> Objective: Return the entries below in their exact form, leaving the pictures out.

····················

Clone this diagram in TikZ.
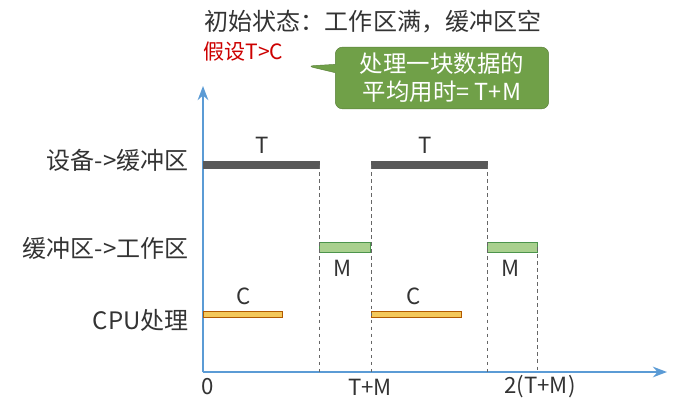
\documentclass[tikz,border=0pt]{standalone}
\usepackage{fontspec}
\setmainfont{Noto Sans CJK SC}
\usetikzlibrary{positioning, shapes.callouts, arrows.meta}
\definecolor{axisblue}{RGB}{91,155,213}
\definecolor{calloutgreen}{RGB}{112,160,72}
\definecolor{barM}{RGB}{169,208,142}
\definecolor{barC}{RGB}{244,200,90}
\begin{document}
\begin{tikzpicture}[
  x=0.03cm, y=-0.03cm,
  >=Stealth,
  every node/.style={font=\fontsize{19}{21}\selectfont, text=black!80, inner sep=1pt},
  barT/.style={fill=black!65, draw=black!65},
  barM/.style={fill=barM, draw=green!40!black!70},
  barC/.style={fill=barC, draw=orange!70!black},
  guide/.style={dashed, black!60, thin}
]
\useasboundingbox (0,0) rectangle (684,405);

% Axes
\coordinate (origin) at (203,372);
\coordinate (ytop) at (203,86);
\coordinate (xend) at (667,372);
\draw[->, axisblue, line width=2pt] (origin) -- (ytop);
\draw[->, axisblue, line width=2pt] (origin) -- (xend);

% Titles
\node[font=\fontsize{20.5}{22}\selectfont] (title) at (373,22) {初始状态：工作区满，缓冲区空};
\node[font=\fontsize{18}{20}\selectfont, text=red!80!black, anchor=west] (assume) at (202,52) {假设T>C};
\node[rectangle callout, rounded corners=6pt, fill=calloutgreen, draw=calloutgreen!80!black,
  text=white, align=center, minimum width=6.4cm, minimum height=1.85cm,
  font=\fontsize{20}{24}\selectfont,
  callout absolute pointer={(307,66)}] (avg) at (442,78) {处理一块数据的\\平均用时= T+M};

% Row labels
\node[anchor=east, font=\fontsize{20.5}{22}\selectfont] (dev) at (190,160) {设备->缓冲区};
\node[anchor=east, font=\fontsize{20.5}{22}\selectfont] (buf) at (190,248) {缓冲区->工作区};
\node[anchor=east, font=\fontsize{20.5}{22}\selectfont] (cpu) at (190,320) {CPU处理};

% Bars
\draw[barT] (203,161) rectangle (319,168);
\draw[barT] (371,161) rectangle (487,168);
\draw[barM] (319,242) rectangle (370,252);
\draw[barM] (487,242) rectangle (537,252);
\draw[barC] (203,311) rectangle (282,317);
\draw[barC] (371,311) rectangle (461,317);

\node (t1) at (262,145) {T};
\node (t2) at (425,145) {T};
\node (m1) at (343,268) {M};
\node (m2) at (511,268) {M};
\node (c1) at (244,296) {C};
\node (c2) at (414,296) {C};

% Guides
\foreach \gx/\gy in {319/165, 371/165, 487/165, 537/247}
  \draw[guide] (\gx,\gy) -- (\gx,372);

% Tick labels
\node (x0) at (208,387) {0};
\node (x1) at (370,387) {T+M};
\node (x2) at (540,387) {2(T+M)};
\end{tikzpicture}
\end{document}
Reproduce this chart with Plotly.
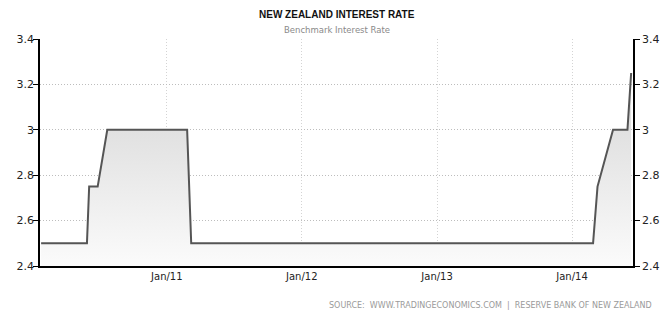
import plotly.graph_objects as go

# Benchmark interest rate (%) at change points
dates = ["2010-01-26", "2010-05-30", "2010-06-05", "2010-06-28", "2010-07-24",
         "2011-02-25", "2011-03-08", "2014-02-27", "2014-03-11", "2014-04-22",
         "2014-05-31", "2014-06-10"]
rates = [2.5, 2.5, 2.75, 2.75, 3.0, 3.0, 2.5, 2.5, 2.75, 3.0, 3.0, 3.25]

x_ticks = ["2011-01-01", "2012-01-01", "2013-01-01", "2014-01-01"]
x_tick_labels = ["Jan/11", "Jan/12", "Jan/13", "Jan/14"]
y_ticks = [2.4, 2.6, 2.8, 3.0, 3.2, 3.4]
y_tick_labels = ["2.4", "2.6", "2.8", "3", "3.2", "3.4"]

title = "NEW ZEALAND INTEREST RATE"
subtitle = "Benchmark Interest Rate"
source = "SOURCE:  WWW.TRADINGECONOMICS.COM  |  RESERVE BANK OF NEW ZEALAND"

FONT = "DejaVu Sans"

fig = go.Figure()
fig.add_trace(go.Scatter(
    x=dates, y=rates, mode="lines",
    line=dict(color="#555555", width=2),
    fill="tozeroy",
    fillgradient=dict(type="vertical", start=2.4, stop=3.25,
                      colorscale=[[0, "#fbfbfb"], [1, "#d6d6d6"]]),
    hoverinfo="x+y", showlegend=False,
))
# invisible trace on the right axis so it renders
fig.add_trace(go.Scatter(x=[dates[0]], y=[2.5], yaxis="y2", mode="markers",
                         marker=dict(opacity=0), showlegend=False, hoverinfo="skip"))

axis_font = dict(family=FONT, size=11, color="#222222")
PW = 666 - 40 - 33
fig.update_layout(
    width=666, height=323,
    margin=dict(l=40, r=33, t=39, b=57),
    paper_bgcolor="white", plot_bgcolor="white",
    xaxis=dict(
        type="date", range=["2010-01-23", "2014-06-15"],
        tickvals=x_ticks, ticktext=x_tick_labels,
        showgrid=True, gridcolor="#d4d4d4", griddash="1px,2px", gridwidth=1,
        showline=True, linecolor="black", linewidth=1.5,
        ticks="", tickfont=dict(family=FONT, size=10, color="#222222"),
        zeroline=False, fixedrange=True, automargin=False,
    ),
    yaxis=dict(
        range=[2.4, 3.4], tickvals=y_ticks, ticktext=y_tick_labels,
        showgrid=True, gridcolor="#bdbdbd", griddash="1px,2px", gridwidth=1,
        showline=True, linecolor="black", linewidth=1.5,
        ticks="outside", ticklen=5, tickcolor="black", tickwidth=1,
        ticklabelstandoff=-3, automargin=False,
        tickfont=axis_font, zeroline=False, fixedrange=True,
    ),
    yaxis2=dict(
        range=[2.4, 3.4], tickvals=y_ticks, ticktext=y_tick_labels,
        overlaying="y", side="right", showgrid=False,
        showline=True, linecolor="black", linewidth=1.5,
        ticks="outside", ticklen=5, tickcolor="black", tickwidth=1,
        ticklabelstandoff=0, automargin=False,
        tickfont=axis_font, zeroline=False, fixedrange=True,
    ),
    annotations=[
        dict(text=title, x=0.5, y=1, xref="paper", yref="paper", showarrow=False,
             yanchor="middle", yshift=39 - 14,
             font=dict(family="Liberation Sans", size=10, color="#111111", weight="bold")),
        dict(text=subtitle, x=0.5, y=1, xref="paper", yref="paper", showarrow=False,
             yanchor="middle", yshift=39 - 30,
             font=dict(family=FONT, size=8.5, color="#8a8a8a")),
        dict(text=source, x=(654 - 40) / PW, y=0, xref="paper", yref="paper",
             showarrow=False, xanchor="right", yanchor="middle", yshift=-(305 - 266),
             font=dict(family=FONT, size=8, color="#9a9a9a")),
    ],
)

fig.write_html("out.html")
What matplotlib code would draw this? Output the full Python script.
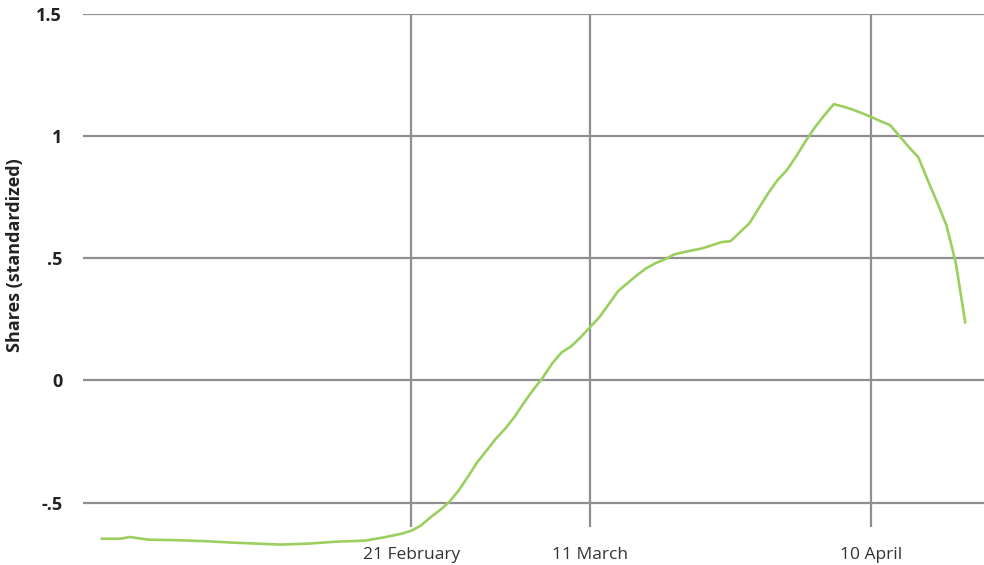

····················

> Response to this exercise:
Clone this diagram in TikZ.
\documentclass[tikz,border=0pt]{standalone}
\usepackage{fontspec}
\setmainfont{Noto Sans CJK SC}
\usetikzlibrary{positioning, shapes.callouts, arrows.meta}
\definecolor{axisblue}{RGB}{91,155,213}
\definecolor{calloutgreen}{RGB}{112,160,72}
\definecolor{barM}{RGB}{169,208,142}
\definecolor{barC}{RGB}{244,200,90}
\begin{document}
\begin{tikzpicture}[
  x=0.03cm, y=-0.03cm,
  >=Stealth,
  every node/.style={font=\fontsize{19}{21}\selectfont, text=black!80, inner sep=1pt},
  barT/.style={fill=black!65, draw=black!65},
  barM/.style={fill=barM, draw=green!40!black!70},
  barC/.style={fill=barC, draw=orange!70!black},
  guide/.style={dashed, black!60, thin}
]
\useasboundingbox (0,0) rectangle (684,405);

% Axes
\coordinate (origin) at (203,372);
\coordinate (ytop) at (203,86);
\coordinate (xend) at (667,372);
\draw[->, axisblue, line width=2pt] (origin) -- (ytop);
\draw[->, axisblue, line width=2pt] (origin) -- (xend);

% Titles
\node[font=\fontsize{20.5}{22}\selectfont] (title) at (373,22) {初始状态：工作区满，缓冲区空};
\node[font=\fontsize{18}{20}\selectfont, text=red!80!black, anchor=west] (assume) at (202,52) {假设T>C};
\node[rectangle callout, rounded corners=6pt, fill=calloutgreen, draw=calloutgreen!80!black,
  text=white, align=center, minimum width=6.4cm, minimum height=1.85cm,
  font=\fontsize{20}{24}\selectfont,
  callout absolute pointer={(307,66)}] (avg) at (442,78) {处理一块数据的\\平均用时= T+M};

% Row labels
\node[anchor=east, font=\fontsize{20.5}{22}\selectfont] (dev) at (190,160) {设备->缓冲区};
\node[anchor=east, font=\fontsize{20.5}{22}\selectfont] (buf) at (190,248) {缓冲区->工作区};
\node[anchor=east, font=\fontsize{20.5}{22}\selectfont] (cpu) at (190,320) {CPU处理};

% Bars
\draw[barT] (203,161) rectangle (319,168);
\draw[barT] (371,161) rectangle (487,168);
\draw[barM] (319,242) rectangle (370,252);
\draw[barM] (487,242) rectangle (537,252);
\draw[barC] (203,311) rectangle (282,317);
\draw[barC] (371,311) rectangle (461,317);

\node (t1) at (262,145) {T};
\node (t2) at (425,145) {T};
\node (m1) at (343,268) {M};
\node (m2) at (511,268) {M};
\node (c1) at (244,296) {C};
\node (c2) at (414,296) {C};

% Guides
\foreach \gx/\gy in {319/165, 371/165, 487/165, 537/247}
  \draw[guide] (\gx,\gy) -- (\gx,372);

% Tick labels
\node (x0) at (208,387) {0};
\node (x1) at (370,387) {T+M};
\node (x2) at (540,387) {2(T+M)};
\end{tikzpicture}
\end{document}
Reproduce this chart with Plotly.
import plotly.graph_objects as go

# Benchmark interest rate (%) at change points
dates = ["2010-01-26", "2010-05-30", "2010-06-05", "2010-06-28", "2010-07-24",
         "2011-02-25", "2011-03-08", "2014-02-27", "2014-03-11", "2014-04-22",
         "2014-05-31", "2014-06-10"]
rates = [2.5, 2.5, 2.75, 2.75, 3.0, 3.0, 2.5, 2.5, 2.75, 3.0, 3.0, 3.25]

x_ticks = ["2011-01-01", "2012-01-01", "2013-01-01", "2014-01-01"]
x_tick_labels = ["Jan/11", "Jan/12", "Jan/13", "Jan/14"]
y_ticks = [2.4, 2.6, 2.8, 3.0, 3.2, 3.4]
y_tick_labels = ["2.4", "2.6", "2.8", "3", "3.2", "3.4"]

title = "NEW ZEALAND INTEREST RATE"
subtitle = "Benchmark Interest Rate"
source = "SOURCE:  WWW.TRADINGECONOMICS.COM  |  RESERVE BANK OF NEW ZEALAND"

FONT = "DejaVu Sans"

fig = go.Figure()
fig.add_trace(go.Scatter(
    x=dates, y=rates, mode="lines",
    line=dict(color="#555555", width=2),
    fill="tozeroy",
    fillgradient=dict(type="vertical", start=2.4, stop=3.25,
                      colorscale=[[0, "#fbfbfb"], [1, "#d6d6d6"]]),
    hoverinfo="x+y", showlegend=False,
))
# invisible trace on the right axis so it renders
fig.add_trace(go.Scatter(x=[dates[0]], y=[2.5], yaxis="y2", mode="markers",
                         marker=dict(opacity=0), showlegend=False, hoverinfo="skip"))

axis_font = dict(family=FONT, size=11, color="#222222")
PW = 666 - 40 - 33
fig.update_layout(
    width=666, height=323,
    margin=dict(l=40, r=33, t=39, b=57),
    paper_bgcolor="white", plot_bgcolor="white",
    xaxis=dict(
        type="date", range=["2010-01-23", "2014-06-15"],
        tickvals=x_ticks, ticktext=x_tick_labels,
        showgrid=True, gridcolor="#d4d4d4", griddash="1px,2px", gridwidth=1,
        showline=True, linecolor="black", linewidth=1.5,
        ticks="", tickfont=dict(family=FONT, size=10, color="#222222"),
        zeroline=False, fixedrange=True, automargin=False,
    ),
    yaxis=dict(
        range=[2.4, 3.4], tickvals=y_ticks, ticktext=y_tick_labels,
        showgrid=True, gridcolor="#bdbdbd", griddash="1px,2px", gridwidth=1,
        showline=True, linecolor="black", linewidth=1.5,
        ticks="outside", ticklen=5, tickcolor="black", tickwidth=1,
        ticklabelstandoff=-3, automargin=False,
        tickfont=axis_font, zeroline=False, fixedrange=True,
    ),
    yaxis2=dict(
        range=[2.4, 3.4], tickvals=y_ticks, ticktext=y_tick_labels,
        overlaying="y", side="right", showgrid=False,
        showline=True, linecolor="black", linewidth=1.5,
        ticks="outside", ticklen=5, tickcolor="black", tickwidth=1,
        ticklabelstandoff=0, automargin=False,
        tickfont=axis_font, zeroline=False, fixedrange=True,
    ),
    annotations=[
        dict(text=title, x=0.5, y=1, xref="paper", yref="paper", showarrow=False,
             yanchor="middle", yshift=39 - 14,
             font=dict(family="Liberation Sans", size=10, color="#111111", weight="bold")),
        dict(text=subtitle, x=0.5, y=1, xref="paper", yref="paper", showarrow=False,
             yanchor="middle", yshift=39 - 30,
             font=dict(family=FONT, size=8.5, color="#8a8a8a")),
        dict(text=source, x=(654 - 40) / PW, y=0, xref="paper", yref="paper",
             showarrow=False, xanchor="right", yanchor="middle", yshift=-(305 - 266),
             font=dict(family=FONT, size=8, color="#9a9a9a")),
    ],
)

fig.write_html("out.html")
What matplotlib code would draw this? Output the full Python script.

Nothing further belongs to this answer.